▶ [Records for the task]
----

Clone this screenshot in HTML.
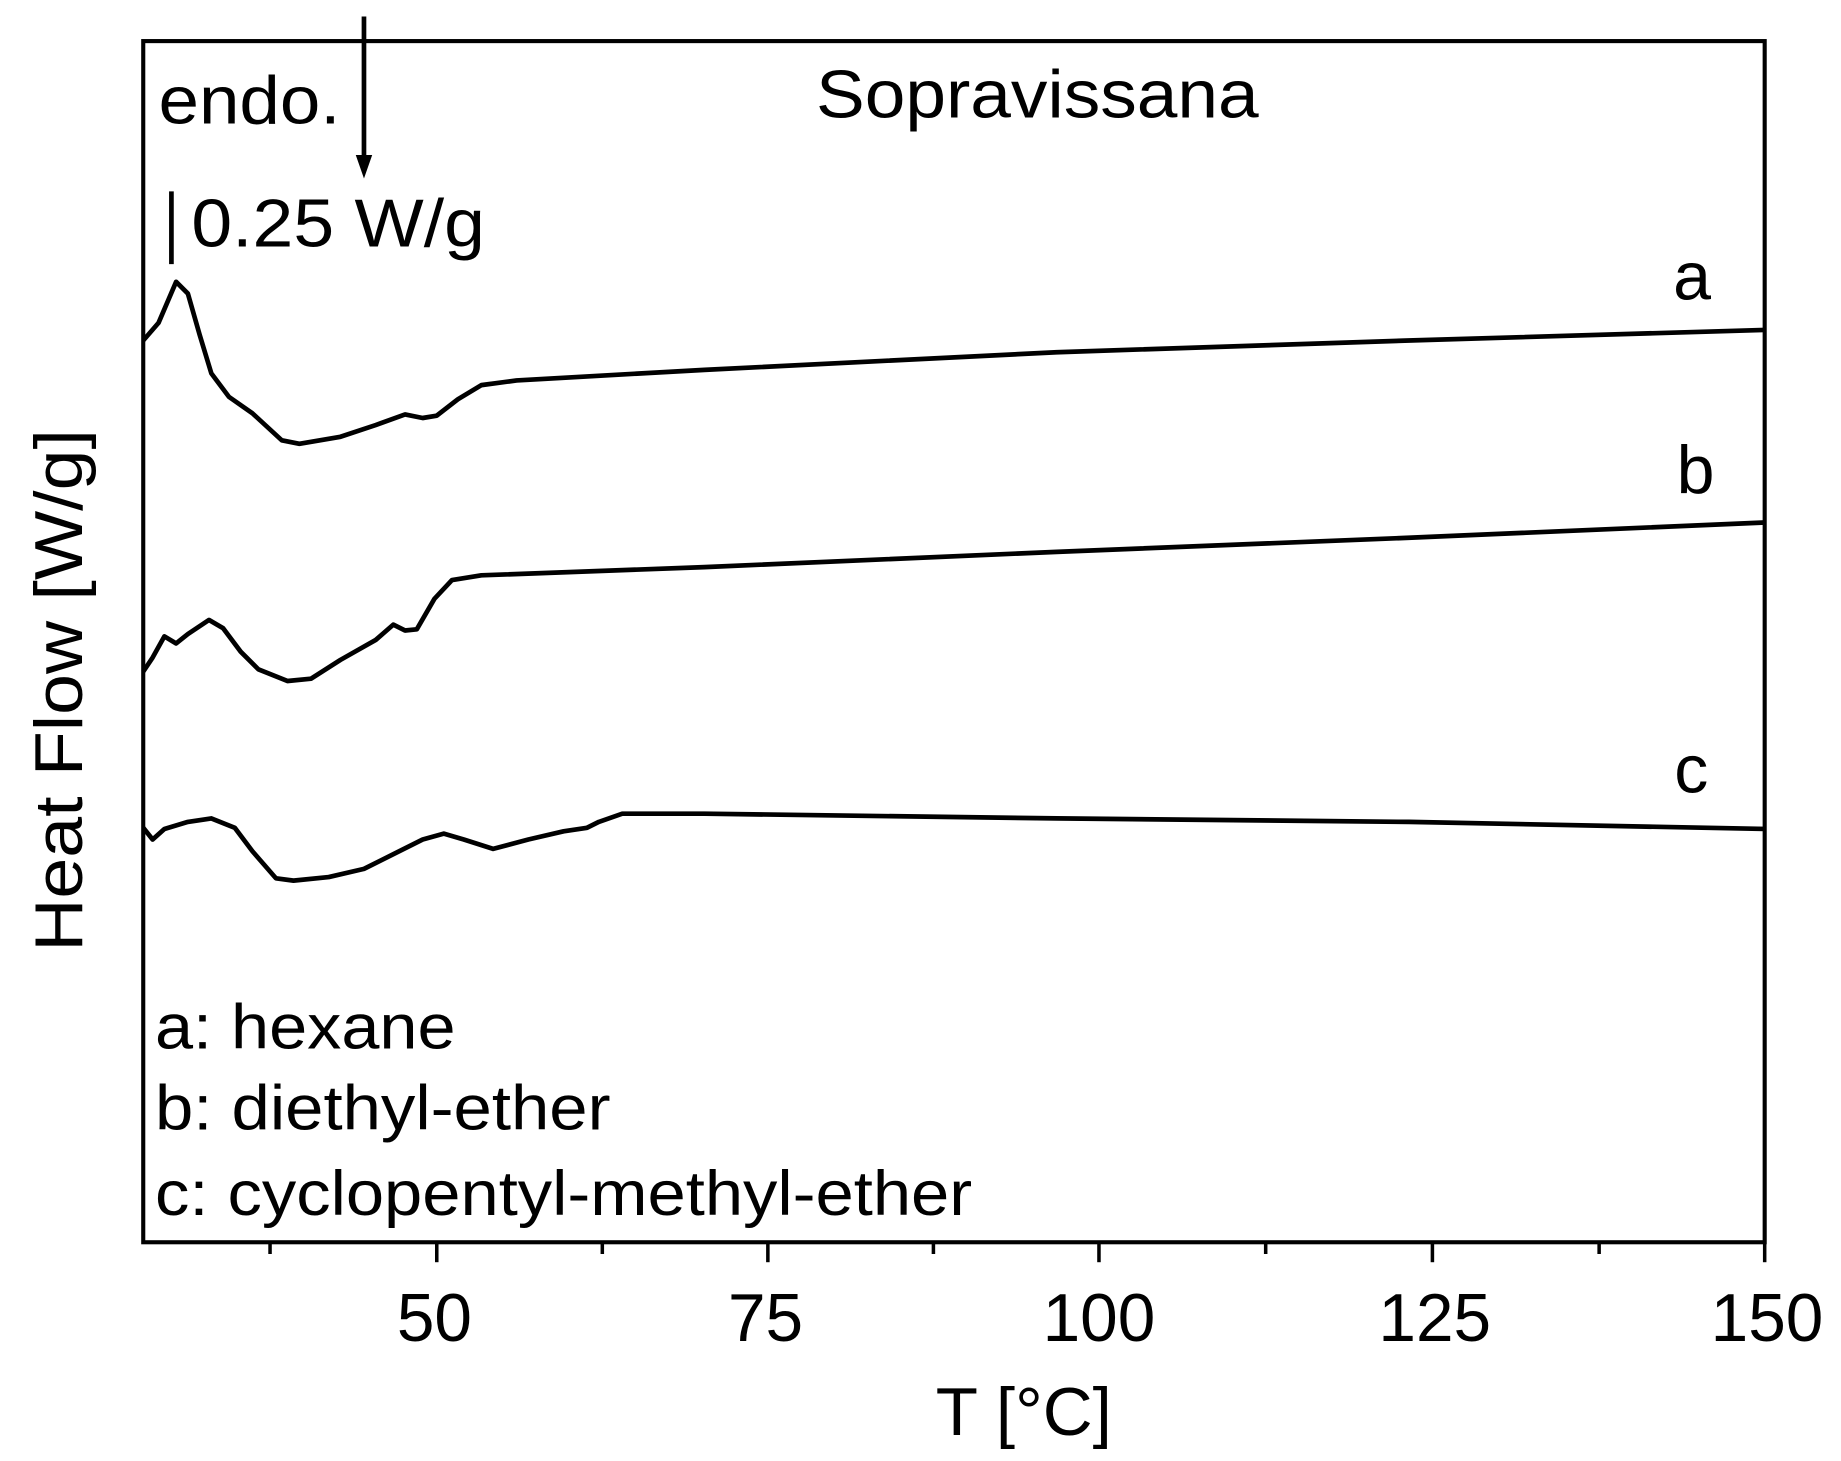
<!DOCTYPE html>
<html><head><style>html,body{margin:0;padding:0;background:#fff}svg{display:block}</style></head>
<body>
<svg width="1841" height="1461" viewBox="0 0 1568 1244.3" preserveAspectRatio="none" xmlns="http://www.w3.org/2000/svg" font-family="Liberation Sans, Arial, sans-serif" fill="#000">
<rect x="122" y="35" width="1381" height="1023" fill="none" stroke="#000" stroke-width="3.5"/>
<g stroke="#000" stroke-width="3">
<line x1="230" y1="1058" x2="230" y2="1068"/><line x1="372" y1="1058" x2="372" y2="1075"/>
<line x1="513" y1="1058" x2="513" y2="1068"/><line x1="654" y1="1058" x2="654" y2="1075"/>
<line x1="795" y1="1058" x2="795" y2="1068"/><line x1="936" y1="1058" x2="936" y2="1075"/>
<line x1="1078" y1="1058" x2="1078" y2="1068"/><line x1="1220" y1="1058" x2="1220" y2="1075"/>
<line x1="1362" y1="1058" x2="1362" y2="1068"/><line x1="1503" y1="1058" x2="1503" y2="1075"/>
</g>
<g font-size="58" text-anchor="middle">
<text x="370" y="1142" textLength="64" lengthAdjust="spacingAndGlyphs">50</text><text x="652" y="1142" textLength="64" lengthAdjust="spacingAndGlyphs">75</text><text x="936" y="1142" textLength="96" lengthAdjust="spacingAndGlyphs">100</text><text x="1222" y="1142" textLength="96" lengthAdjust="spacingAndGlyphs">125</text><text x="1505" y="1142" textLength="96" lengthAdjust="spacingAndGlyphs">150</text>
<text x="872" y="1222" textLength="150" lengthAdjust="spacingAndGlyphs">T [°C]</text>
</g>
<text transform="translate(70,588) rotate(-90)" font-size="58" text-anchor="middle" textLength="445" lengthAdjust="spacingAndGlyphs">Heat Flow [W/g]</text>
<g fill="none" stroke="#000" stroke-width="4" stroke-linejoin="round">
<polyline points="122,290 135,275 150,240 160,250 170,285 180,318 195,338 215,352 240,375 255,378 290,372 320,362 345,353 360,356 372,354 390,340 410,328 440,324 600,315 900,300 1200,290 1503,281"/>
<polyline points="122,572 130,560 140,542 150,548 160,540 178,528 190,535 205,555 220,570 245,580 265,578 290,562 320,545 335,532 345,537 355,536 370,510 385,494 410,490 600,483 900,470 1200,458 1503,445"/>
<polyline points="122,705 130,715 140,706 160,700 180,697 200,705 215,725 235,748 250,750 280,747 310,740 340,725 360,715 378,710 395,715 420,723 450,715 480,708 500,705 510,700 530,693 600,693 900,697 1200,700 1503,706"/>
<line x1="310" y1="14" x2="310" y2="140"/>
<line x1="146" y1="163" x2="146" y2="225"/>
</g>
<polygon points="303,132 317,132 310,152"/>
<g font-size="58">
<text x="135" y="105" textLength="155" lengthAdjust="spacingAndGlyphs">endo.</text>
<text x="695" y="100" textLength="377" lengthAdjust="spacingAndGlyphs">Sopravissana</text>
<text x="163" y="210" textLength="250" lengthAdjust="spacingAndGlyphs">0.25 W/g</text>
<text x="1425" y="255">a</text><text x="1428" y="420">b</text><text x="1426" y="675">c</text>
</g>
<g font-size="54">
<text x="132" y="893" textLength="256" lengthAdjust="spacingAndGlyphs">a: hexane</text>
<text x="132" y="962" textLength="388" lengthAdjust="spacingAndGlyphs">b: diethyl-ether</text>
<text x="132" y="1035" textLength="696" lengthAdjust="spacingAndGlyphs">c: cyclopentyl-methyl-ether</text>
</g>
</svg>
</body></html>
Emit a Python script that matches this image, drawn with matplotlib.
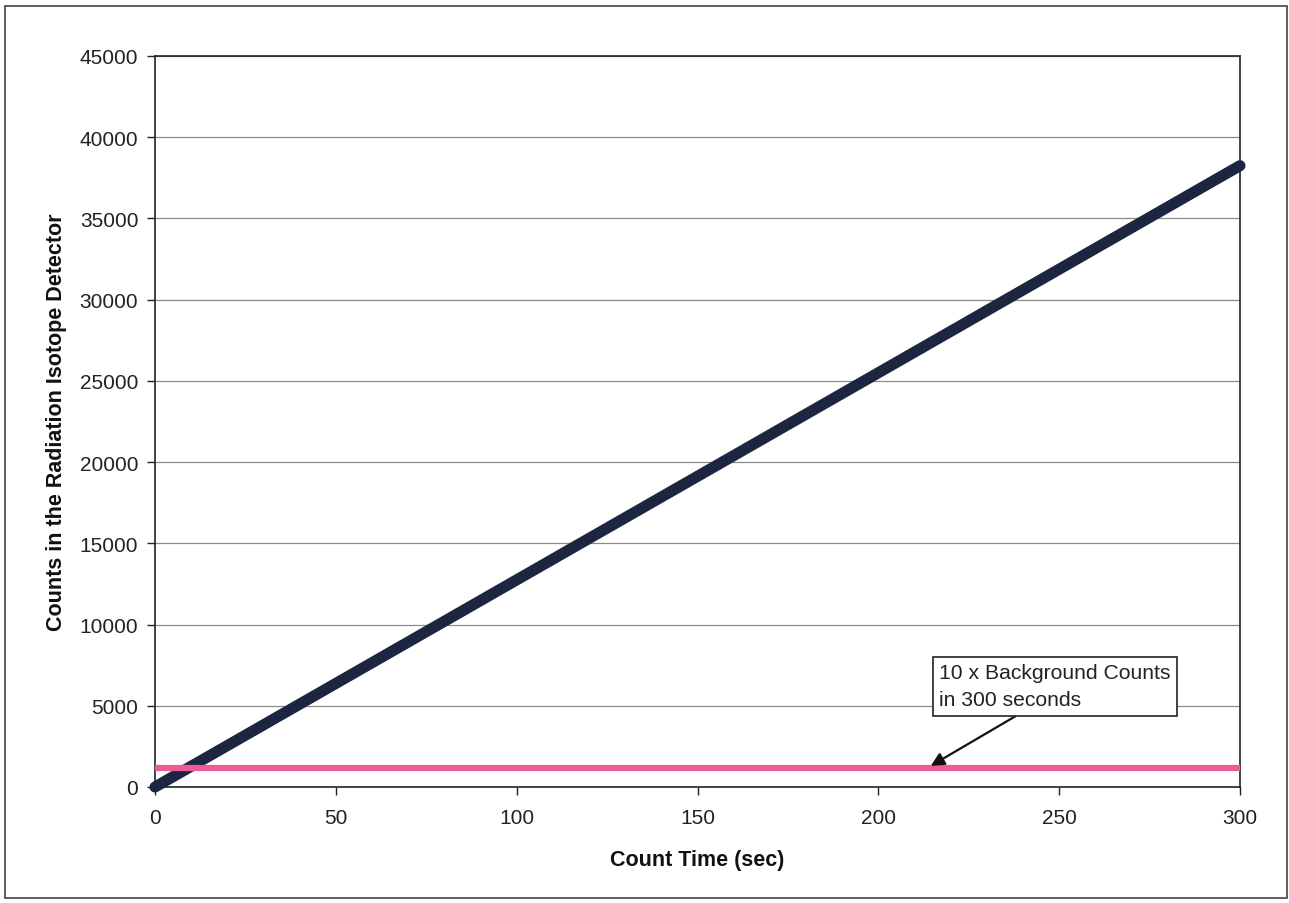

----

▶ [Task brief] Gather all lines from the listing above in which "this" occurs.

▶ [Written answer]
Clone this screenshot in HTML.
Emit a Python script that matches this image, drawn with matplotlib.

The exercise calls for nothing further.